Aber abseits der regionalen Information und Unterhaltung in Erstausstrahlung bleiben in einem 24/7-Programmschema bei den Sendern der ARD sehr viele Stunden zu füllen.

Diese Frage ist sicher richtig gestellt, aber das meinte ich eben damit, dass ich mich nicht am Ist-Zustand abarbeiten möchte, sondern den Blick weiter nach vorne richten möchte, um von der Vision her zurückzuschauen, was das in den kommenden Jahren bedeutet. Gemeinsam mit den Gremien gilt es zu ermitteln, welche unserer Produkte wo am besten eingesetzt werden können. Das wäre fortschrittlicher als konkrete Verbreitungswege und jeden Kanal sozusagen bis zum Widerruf in einem Medienstaatsvertrag festzulegen. Aber nach dem, was man so lesen kann, ist das ja ein Thema, dass die Rundfunkkommission schon auf dem Radar hat.

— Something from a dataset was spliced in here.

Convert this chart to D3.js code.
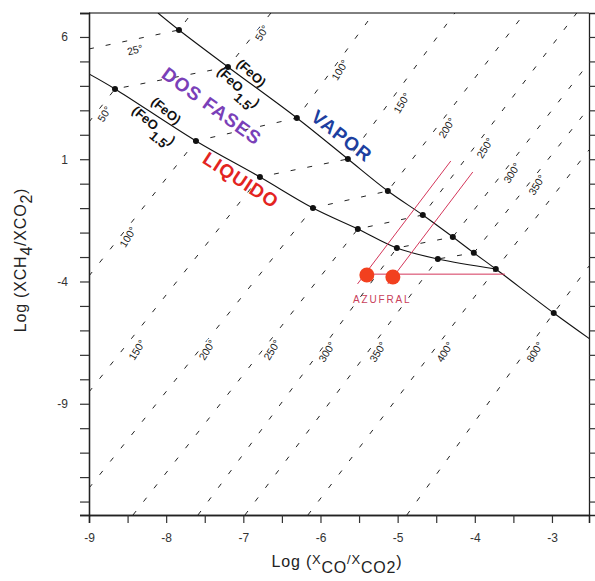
<!DOCTYPE html>
<meta charset="utf-8">
<html>
<head>
<script src="https://d3js.org/d3.v7.min.js"></script>
<style>
body { margin: 0; background: #fff; }
svg { display: block; font-family: Arial, "Liberation Sans", sans-serif; }
.tick text { font-size: 12px; fill: #333; }
.iso { fill: none; stroke: #222; stroke-width: 1; stroke-dasharray: 5,12; }
.curve { fill: none; stroke: #111; stroke-width: 1.1; }
.isolabel { font-size: 10.5px; fill: #222; stroke: #fff; stroke-width: 3; paint-order: stroke; }
</style>
</head>
<body>
<svg width="595" height="581"></svg>
<script>

// axis ticks
var xTicks = [-9, -8, -7, -6, -5, -4, -3];
var yTicks = [6, 1, -4, -9];

// phase boundaries, Log(XCO/XCO2) vs Log(XCH4/XCO2)
var vaporCurve = [[-8.106, 6.98], [-7.834, 6.286], [-7.199, 4.773], [-6.306, 2.687], [-5.645, 1.010],
  [-5.127, -0.299], [-4.674, -1.28], [-4.285, -2.18], [-4.013, -2.83], [-3.728, -3.49],
  [-2.977, -5.29], [-2.51, -6.35]];
var liquidCurve = [[-9, 4.487], [-8.663, 3.874], [-7.614, 1.747], [-6.785, 0.274], [-6.098, -0.994],
  [-5.516, -1.853], [-5.010, -2.63], [-4.479, -3.08], [-3.728, -3.49]];

// isotherms
var isoTemps = ["25°", "50°", "100°", "150°", "200°", "250°", "300°", "350°", "400°", "800°"];
var isoPaths = [
  [[-9, 5.51], [-7.834, 6.286], [-7.666, 6.98]],
  [[-9, 2.52], [-8.663, 3.874], [-7.199, 4.773], [-6.642, 6.98]],
  [[-9, -3.775], [-7.614, 1.747], [-6.306, 2.687], [-5.308, 6.98]],
  [[-9, -8.52], [-6.785, 0.274], [-5.645, 1.010], [-4.259, 6.98]],
  [[-9, -12.45], [-6.098, -0.994], [-5.127, -0.299], [-3.352, 6.98]],
  [[-8.43, -13.55], [-5.516, -1.853], [-4.674, -1.28], [-2.679, 6.98]],
  [[-7.588, -13.55], [-5.010, -2.63], [-4.285, -2.18], [-2.52, 4.94]],
  [[-6.979, -13.55], [-4.479, -3.08], [-4.013, -2.83], [-2.52, 3.10]],
  [[-6.163, -13.55], [-3.728, -3.49], [-2.52, 1.38]],
  [[-4.881, -13.55], [-2.977, -5.29], [-2.52, -3.37]]
];
var liquidLabels = [["50°", -8.80, 2.85], ["100°", -8.495, -2.18], ["150°", -8.378, -6.80],
  ["200°", -7.47, -6.80], ["250°", -6.63, -6.80], ["300°", -5.917, -6.88], ["350°", -5.256, -6.88],
  ["400°", -4.389, -6.88], ["800°", -3.223, -6.88]];
var vaporLabels = [["50°", -6.759, 6.16], ["100°", -5.749, 4.65], ["150°", -4.946, 3.30],
  ["200°", -4.363, 2.28], ["250°", -3.870, 1.46], ["300°", -3.52, 0.44], ["350°", -3.197, -0.05]];
var label25 = ["25°", -8.404, 5.47];

// Azufral samples
var azufralPts = [[-5.399, -3.734], [-5.062, -3.816]];
var azufralLines = [
  [[-5.52, -4.10], [-4.311, 0.928]],
  [[-5.127, -4.10], [-4.026, 0.478]],
  [[-5.399, -3.70], [-3.61, -3.70]]
];

var svg = d3.select("svg"),
    width = +svg.attr("width"),
    height = +svg.attr("height");
var margin = {top: 13, right: 6, bottom: 66, left: 89};
var w = width - margin.left - margin.right,
    h = height - margin.top - margin.bottom;

var x = d3.scaleLinear().domain([-9, -2.52]).range([0, w]);
var y = d3.scaleLinear().domain([-13.55, 6.98]).range([h, 0]);

var g = svg.append("g").attr("transform", "translate(" + margin.left + "," + margin.top + ")");

g.append("clipPath").attr("id", "clip")
  .append("rect").attr("width", w).attr("height", h);

var plot = g.append("g").attr("clip-path", "url(#clip)");
var line = d3.line().x(function(d) { return x(d[0]); }).y(function(d) { return y(d[1]); });

// isotherms
plot.selectAll(".iso").data(isoPaths).enter().append("path")
  .attr("class", "iso").attr("d", line);

// curves
var smooth = d3.line().curve(d3.curveCatmullRom).x(function(d) { return x(d[0]); }).y(function(d) { return y(d[1]); });
plot.append("path").attr("class", "curve").attr("d", smooth(vaporCurve));
plot.append("path").attr("class", "curve").attr("d", smooth(liquidCurve));

var dots = vaporCurve.slice(1, -1).concat(liquidCurve.slice(1, -1));
plot.selectAll(".dot").data(dots).enter().append("circle")
  .attr("class", "dot").attr("r", 3)
  .attr("cx", function(d) { return x(d[0]); })
  .attr("cy", function(d) { return y(d[1]); })
  .attr("fill", "#111");

// isotherm labels
plot.selectAll(".isolabel").data(liquidLabels.concat(vaporLabels)).enter().append("text")
  .attr("class", "isolabel")
  .attr("text-anchor", "middle")
  .attr("dy", "0.35em")
  .attr("transform", function(d) { return "translate(" + x(d[1]) + "," + y(d[2]) + ") rotate(-58)"; })
  .text(function(d) { return d[0]; });
plot.append("text").attr("class", "isolabel")
  .attr("text-anchor", "middle").attr("dy", "0.35em")
  .attr("transform", "translate(" + x(label25[1]) + "," + y(label25[2]) + ") rotate(-14)")
  .text(label25[0]);

// Azufral
plot.selectAll(".az").data(azufralLines).enter().append("path")
  .attr("d", line).attr("fill", "none")
  .attr("stroke", "#d4365a").attr("stroke-width", 1);
plot.selectAll(".azpt").data(azufralPts).enter().append("circle")
  .attr("r", 7.5)
  .attr("cx", function(d) { return x(d[0]); })
  .attr("cy", function(d) { return y(d[1]); })
  .attr("fill", "#f2401f");
plot.append("text")
  .attr("x", x(-5.2)).attr("y", y(-4.87))
  .attr("text-anchor", "middle")
  .style("font-size", "10px").style("letter-spacing", "1.8px")
  .attr("fill", "#c8405a")
  .text("AZUFRAL");

// FeO / FeO1.5 ratio labels
function ratio(px, py, ang) {
  var t = plot.append("g")
    .attr("transform", "translate(" + x(px) + "," + y(py) + ") rotate(" + ang + ")")
    .style("font-size", "13px").style("font-weight", "bold").attr("fill", "#111");
  t.append("text").attr("text-anchor", "middle").attr("y", -5).text("(FeO)");
  var d = t.append("text").attr("text-anchor", "middle").attr("y", 14);
  d.append("tspan").text("(FeO");
  d.append("tspan").attr("dy", 8).text("1.5");
  d.append("tspan").attr("dy", -8).text(")");
}
ratio(-6.979, 4.241, 42);
ratio(-8.080, 2.687, 40);

// region names
var regions = [["VAPOR", -5.723, 1.951, 38, "#1d3fa0"], ["DOS FASES", -7.407, 3.178, 36, "#7a40b8"],
  ["LIQUIDO", -7.031, 0.151, 33, "#e3241f"]];
plot.selectAll(".region").data(regions).enter().append("text")
  .attr("text-anchor", "middle").attr("dy", "0.35em")
  .attr("transform", function(d) { return "translate(" + x(d[1]) + "," + y(d[2]) + ") rotate(" + d[3] + ")"; })
  .style("font-size", "19px").style("font-weight", "bold").style("letter-spacing", "1px")
  .attr("fill", function(d) { return d[4]; })
  .text(function(d) { return d[0]; });

// axes
var xMinor = d3.range(-8.5, -2.6, 1);
var yMinor = d3.range(-13, 7, 1).filter(function(v) { return yTicks.indexOf(v) < 0; });

g.append("g").attr("transform", "translate(0," + h + ")")
  .call(d3.axisBottom(x).tickValues(xTicks).tickSize(8).tickPadding(10).tickFormat(d3.format("d")));
g.append("g").attr("transform", "translate(0," + h + ")")
  .call(d3.axisBottom(x).tickValues(xMinor).tickSize(8).tickFormat(""));
g.append("g")
  .call(d3.axisLeft(y).tickValues(yTicks).tickSize(9).tickPadding(12).tickFormat(d3.format("d")));
g.append("g")
  .call(d3.axisLeft(y).tickValues(yMinor).tickSize(9).tickFormat(""));
g.append("g").attr("transform", "translate(" + w + ",0)")
  .call(d3.axisRight(y).tickValues(yTicks.concat(yMinor)).tickSize(7).tickFormat(""));
g.append("line").attr("x1", 0).attr("x2", w).attr("y1", 0).attr("y2", 0).attr("stroke", "#000");

g.selectAll(".domain").attr("stroke", "#222").attr("stroke-width", 1.3);
g.selectAll(".tick line").attr("stroke", "#333").attr("stroke-width", 1.2);
g.selectAll(".tick text").text(function() { return d3.select(this).text().replace("−", "-"); });

// axis titles
var xt = svg.append("text").attr("x", 337).attr("y", 567).attr("text-anchor", "middle")
  .style("font-size", "16px").style("letter-spacing", "0.8px").attr("fill", "#222");
xt.append("tspan").text("Log (");
xt.append("tspan").attr("dy", -3).style("font-size", "13px").text("X");
xt.append("tspan").attr("dy", 9).text("CO");
xt.append("tspan").attr("dy", -9).style("font-size", "13px").text("/X");
xt.append("tspan").attr("dy", 9).text("CO2");
xt.append("tspan").attr("dy", -6).text(")");

var yt = svg.append("text").attr("transform", "translate(26,260) rotate(-90)").attr("text-anchor", "middle")
  .style("font-size", "16px").style("letter-spacing", "0.8px").attr("fill", "#222");
yt.append("tspan").text("Log (XCH");
yt.append("tspan").attr("dy", 6).text("4");
yt.append("tspan").attr("dy", -6).text("/XCO");
yt.append("tspan").attr("dy", 6).text("2");
yt.append("tspan").attr("dy", -6).text(")");

</script>
</body>
</html>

Manche Sender wiederum versenden linear Programme, damit sie danach in der Mediathek abrufbar sind. Wenn medienpolitisch nicht eine lineare Ausstrahlung Voraussetzung wäre, bräuchte es einen Kanal wie One auch nicht oder?

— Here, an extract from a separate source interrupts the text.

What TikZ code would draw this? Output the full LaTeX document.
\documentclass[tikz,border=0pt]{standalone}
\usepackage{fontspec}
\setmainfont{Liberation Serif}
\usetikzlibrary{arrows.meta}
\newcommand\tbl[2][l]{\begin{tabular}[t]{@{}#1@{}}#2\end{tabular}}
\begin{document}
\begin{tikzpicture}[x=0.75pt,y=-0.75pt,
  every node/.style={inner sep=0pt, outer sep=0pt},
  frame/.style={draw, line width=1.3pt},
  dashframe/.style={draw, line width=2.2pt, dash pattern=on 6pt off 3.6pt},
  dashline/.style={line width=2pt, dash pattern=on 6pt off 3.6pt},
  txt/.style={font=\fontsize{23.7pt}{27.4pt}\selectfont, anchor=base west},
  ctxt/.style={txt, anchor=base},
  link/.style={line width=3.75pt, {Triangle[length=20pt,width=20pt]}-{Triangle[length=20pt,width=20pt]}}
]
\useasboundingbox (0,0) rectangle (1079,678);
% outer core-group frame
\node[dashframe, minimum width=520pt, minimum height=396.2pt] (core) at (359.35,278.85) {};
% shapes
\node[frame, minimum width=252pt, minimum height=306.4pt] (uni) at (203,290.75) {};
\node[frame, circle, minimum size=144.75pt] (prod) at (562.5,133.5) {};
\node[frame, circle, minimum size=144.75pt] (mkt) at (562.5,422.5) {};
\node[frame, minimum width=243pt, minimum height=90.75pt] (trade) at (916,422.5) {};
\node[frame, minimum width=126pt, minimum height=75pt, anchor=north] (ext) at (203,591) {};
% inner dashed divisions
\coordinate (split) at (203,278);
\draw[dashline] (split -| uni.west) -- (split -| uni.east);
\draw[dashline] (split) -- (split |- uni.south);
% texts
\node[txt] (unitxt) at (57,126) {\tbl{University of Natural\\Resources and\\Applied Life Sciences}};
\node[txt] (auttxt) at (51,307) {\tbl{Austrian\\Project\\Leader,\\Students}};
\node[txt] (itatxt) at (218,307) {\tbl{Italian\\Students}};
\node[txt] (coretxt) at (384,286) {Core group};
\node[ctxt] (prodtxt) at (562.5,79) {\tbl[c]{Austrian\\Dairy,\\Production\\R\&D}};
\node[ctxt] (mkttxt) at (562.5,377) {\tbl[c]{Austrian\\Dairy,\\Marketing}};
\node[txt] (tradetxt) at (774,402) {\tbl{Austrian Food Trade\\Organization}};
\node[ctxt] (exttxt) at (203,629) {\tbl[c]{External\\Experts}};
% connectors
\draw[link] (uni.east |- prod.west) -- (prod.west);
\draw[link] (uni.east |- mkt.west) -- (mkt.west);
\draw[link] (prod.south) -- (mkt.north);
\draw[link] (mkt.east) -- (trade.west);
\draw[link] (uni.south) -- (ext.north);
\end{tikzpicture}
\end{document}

Genau, das ist exakt ein Beispiel dafür, wo in der Zukunft Senderverantwortliche und Gremien gemeinsam entscheiden könnten.

Dann lassen Sie uns zum Schluss noch kurz über Radio sprechen. Sie schreiben in Ihrer Vision für 2030 „durch die neue grenzenlose Technik müssten nicht dutzende regionale Hörfunkwellen unterhalten werden“. Wie soll denn in dem Bereich eine Konzentration aussehen?

Wenn wir - in der angenommenen Vision 2030 - in einer Welt leben, in der Radio nicht mehr aufgrund von UKW-Frequenzen regional begrenzt ist sondern digital überall nutzbar wäre, stellt sich diese Frage ja automatisch. Dann ist die Situation in der jeweiligen Region eine andere und jeder ARD-Sender kann und muss sogar bei entsprechender Möglichkeit eines neuen Medienstaatsvertrages seinen Gremien selbst vorschlagen, welche Hörfunkprogramme linear einen großen Mehrwert haben und welche Genres besser on-demand aufgehoben sind. Den Anreiz, diese Diskussion zu führen, muss aber zunächst einmal der flexiblere medienpolitische Rahmen liefern. Wir müssen raus aus der Schwerfälligkeit, dass für die Entscheidung über Einstellung oder Schaffung eines Angebots Gesetze erlassen werden müssen. Eine gewisse Freiheit entfaltet dann automatisch eine Dynamik.

Herr Buhrow, herzlichen Dank für das Gespräch.